[Source code of charts]

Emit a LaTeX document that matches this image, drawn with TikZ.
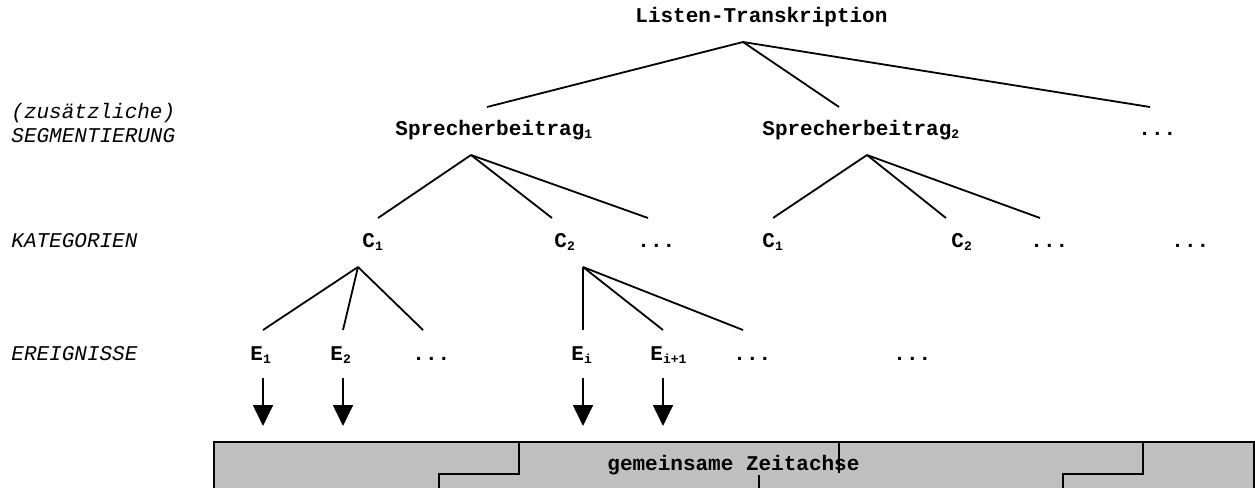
\documentclass[tikz,border=0pt]{standalone}
\usepackage{fontspec}
\setmainfont{Liberation Mono}
\usetikzlibrary{arrows.meta}

\definecolor{axisgray}{HTML}{C0C0C0}
\newcommand{\subidx}[1]{\raisebox{-0.35ex}{\fontsize{6.5}{7}\selectfont #1}}

\tikzset{
	lbl/.style={anchor=base west, inner sep=0pt, font=\fontsize{10.5}{12}\selectfont\bfseries},
	lvl/.style={anchor=base west, inner sep=0pt, font=\fontsize{10.5}{12}\selectfont\itshape},
	branch/.style={line width=0.9pt},
	down/.style={line width=0.9pt, -{Triangle[width=10pt,length=10.5pt]}}
}

\begin{document}
\begin{tikzpicture}[x=0.5pt,y=-0.5pt]
			\useasboundingbox (0,0) rectangle (1255,488);
			
			% levels
			\node[lvl] (seg1) at (11,118) {(zusätzliche)};
			\node[lvl] (seg2) at (11,142) {SEGMENTIERUNG};
			\node[lvl] (kat) at (11,247) {KATEGORIEN};
			\node[lvl] (ere) at (11,360) {EREIGNISSE};
			
			% tree labels
			\node[lbl] (t) at (635,22) {Listen-Transkription};
			
			\node[lbl] (s1) at (395,135) {Sprecherbeitrag\subidx{1}};
			\node[lbl] (s2) at (762,135) {Sprecherbeitrag\subidx{2}};
			\node[lbl] (s3) at (1138,135) {...};
			
			\node[lbl] (c1) at (362,247) {C\subidx{1}};
			\node[lbl] (c2) at (554,247) {C\subidx{2}};
			\node[lbl] (c3) at (637,247) {...};
			\node[lbl] (c4) at (762,247) {C\subidx{1}};
			\node[lbl] (c5) at (951,247) {C\subidx{2}};
			\node[lbl] (c6) at (1030,247) {...};
			\node[lbl] (c7) at (1171,247) {...};
			
			\node[lbl] (e1) at (250,360) {E\subidx{1}};
			\node[lbl] (e2) at (330,360) {E\subidx{2}};
			\node[lbl] (e3) at (412,360) {...};
			\node[lbl] (e4) at (571,360) {E\subidx{i}};
			\node[lbl] (e5) at (650,360) {E\subidx{i+1}};
			\node[lbl] (e6) at (733,360) {...};
			\node[lbl] (e7) at (893,360) {...};
			
			% branch points
			\coordinate (tr) at (743,42);
			\coordinate (s1u) at (487,107);
			\coordinate (s2u) at (839,107);
			\coordinate (s3u) at (1150,107);
			
			\coordinate (s1r) at (471,155);
			\coordinate (c1u) at (378,218);
			\coordinate (c2u) at (552,218);
			\coordinate (c3u) at (648,218);
			
			\coordinate (s2r) at (867,155);
			\coordinate (c4u) at (773,218);
			\coordinate (c5u) at (946,218);
			\coordinate (c6u) at (1040,218);
			
			\coordinate (c1r) at (358,267);
			\coordinate (e1u) at (263,330);
			\coordinate (e2u) at (343,330);
			\coordinate (e3u) at (423,330);
			
			\coordinate (c2r) at (583,267);
			\coordinate (e4u) at (583,330);
			\coordinate (e5u) at (663,330);
			\coordinate (e6u) at (743,330);
			
			\draw[branch] (tr) -- (s1u);
			\draw[branch] (tr) -- (s2u);
			\draw[branch] (tr) -- (s3u);
			\draw[branch] (s1r) -- (c1u);
			\draw[branch] (s1r) -- (c2u);
			\draw[branch] (s1r) -- (c3u);
			\draw[branch] (s2r) -- (c4u);
			\draw[branch] (s2r) -- (c5u);
			\draw[branch] (s2r) -- (c6u);
			\draw[branch] (c1r) -- (e1u);
			\draw[branch] (c1r) -- (e2u);
			\draw[branch] (c1r) -- (e3u);
			\draw[branch] (c2r) -- (e4u);
			\draw[branch] (c2r) -- (e5u);
			\draw[branch] (c2r) -- (e6u);
			
			% time axis
			\fill[axisgray] (214,442) rectangle (1254,492);
			\draw[line width=1pt] (214,492) -- (214,442) -- (1254,442) -- (1254,492);
			\draw[line width=0.9pt] (519,442) -- (519,474) -- (439,474) -- (439,492);
			\draw[line width=0.9pt] (839,442) -- (839,473);
			\draw[line width=0.9pt] (759,475) -- (759,492);
			\draw[line width=0.9pt] (1143,442) -- (1143,474) -- (1063,474) -- (1063,492);
			\node[lbl] (axis) at (607,470) {gemeinsame Zeitachse};
			
			% events onto the axis
			\foreach \x/\n in {263/1,343/2,583/4,663/5} {
				\coordinate (a\n) at (\x,378);
				\coordinate (b\n) at (\x,426);
				\draw[down] (a\n) -- (b\n);
			}
\end{tikzpicture}
\end{document}
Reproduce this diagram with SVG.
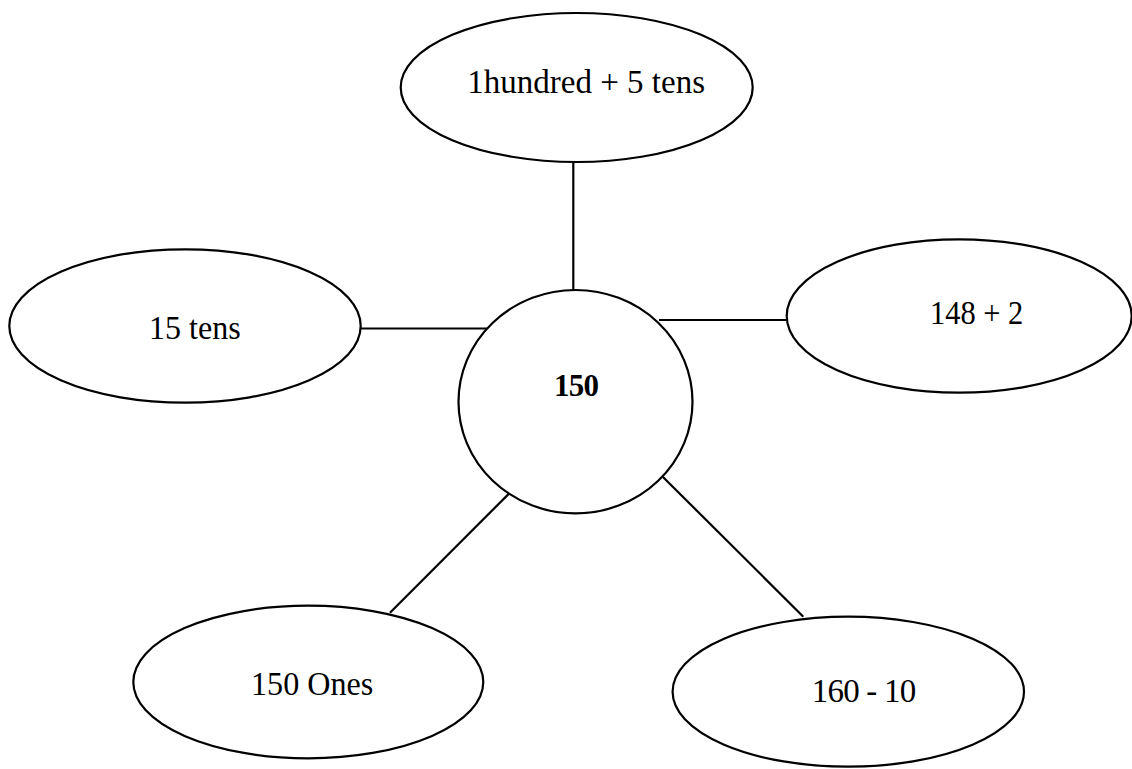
<svg xmlns="http://www.w3.org/2000/svg" width="1132" height="769" viewBox="0 0 1132 769">
<style>
.shape{fill:#fff;stroke:#000;stroke-width:2.2}
.conn line{stroke:#000;stroke-width:2.2}
.lbl{font-family:"Liberation Serif","Times New Roman",serif;font-size:33px;fill:#000}
.b{font-weight:bold;font-size:31px}
</style>
<rect width="1132" height="769" fill="#fff"/>
<g id="connectors" class="conn">
<line x1="573.3" y1="162" x2="573.3" y2="290"/>
<line x1="360.7" y1="328.5" x2="487" y2="328.5"/>
<line x1="659" y1="320" x2="786" y2="320"/>
<line x1="509.3" y1="493.3" x2="390" y2="612.7"/>
<line x1="662.7" y1="476.7" x2="803.3" y2="616.7"/>
</g>
<g id="center">
<ellipse class="shape" cx="575.5" cy="401.7" rx="117" ry="111.7"/>
<text class="lbl b" x="554" y="396" textLength="45" lengthAdjust="spacing">150</text>
</g>
<g id="top">
<ellipse class="shape" cx="576.7" cy="87.5" rx="176" ry="74.5"/>
<text class="lbl" x="467.3" y="93.3" textLength="237.7" lengthAdjust="spacingAndGlyphs">1hundred + 5 tens</text>
</g>
<g id="left">
<ellipse class="shape" cx="185" cy="326" rx="175.7" ry="76.7"/>
<text class="lbl" x="149" y="339" textLength="91.7" lengthAdjust="spacingAndGlyphs">15 tens</text>
</g>
<g id="right">
<ellipse class="shape" cx="959.2" cy="316" rx="172.5" ry="76.7"/>
<text class="lbl" x="930" y="324" textLength="93.3" lengthAdjust="spacingAndGlyphs">148 + 2</text>
</g>
<g id="bottom-left">
<ellipse class="shape" cx="308.3" cy="682" rx="175" ry="76.3"/>
<text class="lbl" x="251" y="695" textLength="122.3" lengthAdjust="spacingAndGlyphs">150 Ones</text>
</g>
<g id="bottom-right">
<ellipse class="shape" cx="848.3" cy="691.7" rx="175.7" ry="75"/>
<text class="lbl" x="811.7" y="701.7" textLength="104.5" lengthAdjust="spacing">160 - 10</text>
</g>
</svg>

§ THE TASK
The records shown above are to be repeated exactly, with the pictures left out.

§ RESPONSE TO THIS EXERCISE
Emit a LaTeX document that matches this image, drawn with TikZ.
\documentclass[tikz,border=0pt]{standalone}
\usepackage{fontspec}
\setmainfont{Liberation Mono}
\usetikzlibrary{arrows.meta}

\definecolor{axisgray}{HTML}{C0C0C0}
\newcommand{\subidx}[1]{\raisebox{-0.35ex}{\fontsize{6.5}{7}\selectfont #1}}

\tikzset{
	lbl/.style={anchor=base west, inner sep=0pt, font=\fontsize{10.5}{12}\selectfont\bfseries},
	lvl/.style={anchor=base west, inner sep=0pt, font=\fontsize{10.5}{12}\selectfont\itshape},
	branch/.style={line width=0.9pt},
	down/.style={line width=0.9pt, -{Triangle[width=10pt,length=10.5pt]}}
}

\begin{document}
\begin{tikzpicture}[x=0.5pt,y=-0.5pt]
			\useasboundingbox (0,0) rectangle (1255,488);
			
			% levels
			\node[lvl] (seg1) at (11,118) {(zusätzliche)};
			\node[lvl] (seg2) at (11,142) {SEGMENTIERUNG};
			\node[lvl] (kat) at (11,247) {KATEGORIEN};
			\node[lvl] (ere) at (11,360) {EREIGNISSE};
			
			% tree labels
			\node[lbl] (t) at (635,22) {Listen-Transkription};
			
			\node[lbl] (s1) at (395,135) {Sprecherbeitrag\subidx{1}};
			\node[lbl] (s2) at (762,135) {Sprecherbeitrag\subidx{2}};
			\node[lbl] (s3) at (1138,135) {...};
			
			\node[lbl] (c1) at (362,247) {C\subidx{1}};
			\node[lbl] (c2) at (554,247) {C\subidx{2}};
			\node[lbl] (c3) at (637,247) {...};
			\node[lbl] (c4) at (762,247) {C\subidx{1}};
			\node[lbl] (c5) at (951,247) {C\subidx{2}};
			\node[lbl] (c6) at (1030,247) {...};
			\node[lbl] (c7) at (1171,247) {...};
			
			\node[lbl] (e1) at (250,360) {E\subidx{1}};
			\node[lbl] (e2) at (330,360) {E\subidx{2}};
			\node[lbl] (e3) at (412,360) {...};
			\node[lbl] (e4) at (571,360) {E\subidx{i}};
			\node[lbl] (e5) at (650,360) {E\subidx{i+1}};
			\node[lbl] (e6) at (733,360) {...};
			\node[lbl] (e7) at (893,360) {...};
			
			% branch points
			\coordinate (tr) at (743,42);
			\coordinate (s1u) at (487,107);
			\coordinate (s2u) at (839,107);
			\coordinate (s3u) at (1150,107);
			
			\coordinate (s1r) at (471,155);
			\coordinate (c1u) at (378,218);
			\coordinate (c2u) at (552,218);
			\coordinate (c3u) at (648,218);
			
			\coordinate (s2r) at (867,155);
			\coordinate (c4u) at (773,218);
			\coordinate (c5u) at (946,218);
			\coordinate (c6u) at (1040,218);
			
			\coordinate (c1r) at (358,267);
			\coordinate (e1u) at (263,330);
			\coordinate (e2u) at (343,330);
			\coordinate (e3u) at (423,330);
			
			\coordinate (c2r) at (583,267);
			\coordinate (e4u) at (583,330);
			\coordinate (e5u) at (663,330);
			\coordinate (e6u) at (743,330);
			
			\draw[branch] (tr) -- (s1u);
			\draw[branch] (tr) -- (s2u);
			\draw[branch] (tr) -- (s3u);
			\draw[branch] (s1r) -- (c1u);
			\draw[branch] (s1r) -- (c2u);
			\draw[branch] (s1r) -- (c3u);
			\draw[branch] (s2r) -- (c4u);
			\draw[branch] (s2r) -- (c5u);
			\draw[branch] (s2r) -- (c6u);
			\draw[branch] (c1r) -- (e1u);
			\draw[branch] (c1r) -- (e2u);
			\draw[branch] (c1r) -- (e3u);
			\draw[branch] (c2r) -- (e4u);
			\draw[branch] (c2r) -- (e5u);
			\draw[branch] (c2r) -- (e6u);
			
			% time axis
			\fill[axisgray] (214,442) rectangle (1254,492);
			\draw[line width=1pt] (214,492) -- (214,442) -- (1254,442) -- (1254,492);
			\draw[line width=0.9pt] (519,442) -- (519,474) -- (439,474) -- (439,492);
			\draw[line width=0.9pt] (839,442) -- (839,473);
			\draw[line width=0.9pt] (759,475) -- (759,492);
			\draw[line width=0.9pt] (1143,442) -- (1143,474) -- (1063,474) -- (1063,492);
			\node[lbl] (axis) at (607,470) {gemeinsame Zeitachse};
			
			% events onto the axis
			\foreach \x/\n in {263/1,343/2,583/4,663/5} {
				\coordinate (a\n) at (\x,378);
				\coordinate (b\n) at (\x,426);
				\draw[down] (a\n) -- (b\n);
			}
\end{tikzpicture}
\end{document}
Reproduce this diagram with SVG.
<svg xmlns="http://www.w3.org/2000/svg" width="1132" height="769" viewBox="0 0 1132 769">
<style>
.shape{fill:#fff;stroke:#000;stroke-width:2.2}
.conn line{stroke:#000;stroke-width:2.2}
.lbl{font-family:"Liberation Serif","Times New Roman",serif;font-size:33px;fill:#000}
.b{font-weight:bold;font-size:31px}
</style>
<rect width="1132" height="769" fill="#fff"/>
<g id="connectors" class="conn">
<line x1="573.3" y1="162" x2="573.3" y2="290"/>
<line x1="360.7" y1="328.5" x2="487" y2="328.5"/>
<line x1="659" y1="320" x2="786" y2="320"/>
<line x1="509.3" y1="493.3" x2="390" y2="612.7"/>
<line x1="662.7" y1="476.7" x2="803.3" y2="616.7"/>
</g>
<g id="center">
<ellipse class="shape" cx="575.5" cy="401.7" rx="117" ry="111.7"/>
<text class="lbl b" x="554" y="396" textLength="45" lengthAdjust="spacing">150</text>
</g>
<g id="top">
<ellipse class="shape" cx="576.7" cy="87.5" rx="176" ry="74.5"/>
<text class="lbl" x="467.3" y="93.3" textLength="237.7" lengthAdjust="spacingAndGlyphs">1hundred + 5 tens</text>
</g>
<g id="left">
<ellipse class="shape" cx="185" cy="326" rx="175.7" ry="76.7"/>
<text class="lbl" x="149" y="339" textLength="91.7" lengthAdjust="spacingAndGlyphs">15 tens</text>
</g>
<g id="right">
<ellipse class="shape" cx="959.2" cy="316" rx="172.5" ry="76.7"/>
<text class="lbl" x="930" y="324" textLength="93.3" lengthAdjust="spacingAndGlyphs">148 + 2</text>
</g>
<g id="bottom-left">
<ellipse class="shape" cx="308.3" cy="682" rx="175" ry="76.3"/>
<text class="lbl" x="251" y="695" textLength="122.3" lengthAdjust="spacingAndGlyphs">150 Ones</text>
</g>
<g id="bottom-right">
<ellipse class="shape" cx="848.3" cy="691.7" rx="175.7" ry="75"/>
<text class="lbl" x="811.7" y="701.7" textLength="104.5" lengthAdjust="spacing">160 - 10</text>
</g>
</svg>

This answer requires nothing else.